INFORMATION SUPPLIED ▸
★ ★ ★ ★ ★ ★ ★
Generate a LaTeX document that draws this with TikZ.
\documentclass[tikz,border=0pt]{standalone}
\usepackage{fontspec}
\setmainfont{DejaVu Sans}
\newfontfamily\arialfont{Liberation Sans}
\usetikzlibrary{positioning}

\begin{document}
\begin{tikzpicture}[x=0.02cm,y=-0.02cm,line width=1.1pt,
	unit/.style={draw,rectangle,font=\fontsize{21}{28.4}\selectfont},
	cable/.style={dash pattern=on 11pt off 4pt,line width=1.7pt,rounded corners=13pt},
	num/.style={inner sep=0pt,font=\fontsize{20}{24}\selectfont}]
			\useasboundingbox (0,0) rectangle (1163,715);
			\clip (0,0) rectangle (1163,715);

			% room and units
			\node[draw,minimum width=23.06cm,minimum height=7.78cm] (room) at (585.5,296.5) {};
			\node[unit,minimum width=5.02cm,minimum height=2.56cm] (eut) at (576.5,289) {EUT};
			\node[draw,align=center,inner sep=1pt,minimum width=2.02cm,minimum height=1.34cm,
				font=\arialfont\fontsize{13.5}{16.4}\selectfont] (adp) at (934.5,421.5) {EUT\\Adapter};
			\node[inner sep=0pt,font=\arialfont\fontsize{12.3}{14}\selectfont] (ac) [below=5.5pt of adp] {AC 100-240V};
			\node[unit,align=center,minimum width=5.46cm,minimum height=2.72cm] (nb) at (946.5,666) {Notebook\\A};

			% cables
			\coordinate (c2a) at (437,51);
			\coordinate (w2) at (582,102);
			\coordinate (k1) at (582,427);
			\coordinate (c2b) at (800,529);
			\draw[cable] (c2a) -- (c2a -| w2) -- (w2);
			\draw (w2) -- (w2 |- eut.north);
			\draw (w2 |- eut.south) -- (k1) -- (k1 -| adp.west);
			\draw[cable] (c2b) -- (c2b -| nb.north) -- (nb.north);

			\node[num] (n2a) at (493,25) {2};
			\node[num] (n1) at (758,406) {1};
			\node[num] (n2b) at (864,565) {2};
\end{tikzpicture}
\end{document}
★ ★ ★ ★ ★ ★ ★
EXERCISE OBJECTIVE ▸ All of the data shown above must be copied exactly.

RESPONSE TO THE EXERCISE ▸
Generate a LaTeX document that draws this with TikZ.
\documentclass[tikz,border=0pt]{standalone}
\usepackage{fontspec}
\setmainfont{DejaVu Sans}
\newfontfamily\arialfont{Liberation Sans}
\usetikzlibrary{positioning}

\begin{document}
\begin{tikzpicture}[x=0.02cm,y=-0.02cm,line width=1.1pt,
	unit/.style={draw,rectangle,font=\fontsize{21}{28.4}\selectfont},
	cable/.style={dash pattern=on 11pt off 4pt,line width=1.7pt,rounded corners=13pt},
	num/.style={inner sep=0pt,font=\fontsize{20}{24}\selectfont}]
			\useasboundingbox (0,0) rectangle (1163,715);
			\clip (0,0) rectangle (1163,715);

			% room and units
			\node[draw,minimum width=23.06cm,minimum height=7.78cm] (room) at (585.5,296.5) {};
			\node[unit,minimum width=5.02cm,minimum height=2.56cm] (eut) at (576.5,289) {EUT};
			\node[draw,align=center,inner sep=1pt,minimum width=2.02cm,minimum height=1.34cm,
				font=\arialfont\fontsize{13.5}{16.4}\selectfont] (adp) at (934.5,421.5) {EUT\\Adapter};
			\node[inner sep=0pt,font=\arialfont\fontsize{12.3}{14}\selectfont] (ac) [below=5.5pt of adp] {AC 100-240V};
			\node[unit,align=center,minimum width=5.46cm,minimum height=2.72cm] (nb) at (946.5,666) {Notebook\\A};

			% cables
			\coordinate (c2a) at (437,51);
			\coordinate (w2) at (582,102);
			\coordinate (k1) at (582,427);
			\coordinate (c2b) at (800,529);
			\draw[cable] (c2a) -- (c2a -| w2) -- (w2);
			\draw (w2) -- (w2 |- eut.north);
			\draw (w2 |- eut.south) -- (k1) -- (k1 -| adp.west);
			\draw[cable] (c2b) -- (c2b -| nb.north) -- (nb.north);

			\node[num] (n2a) at (493,25) {2};
			\node[num] (n1) at (758,406) {1};
			\node[num] (n2b) at (864,565) {2};
\end{tikzpicture}
\end{document}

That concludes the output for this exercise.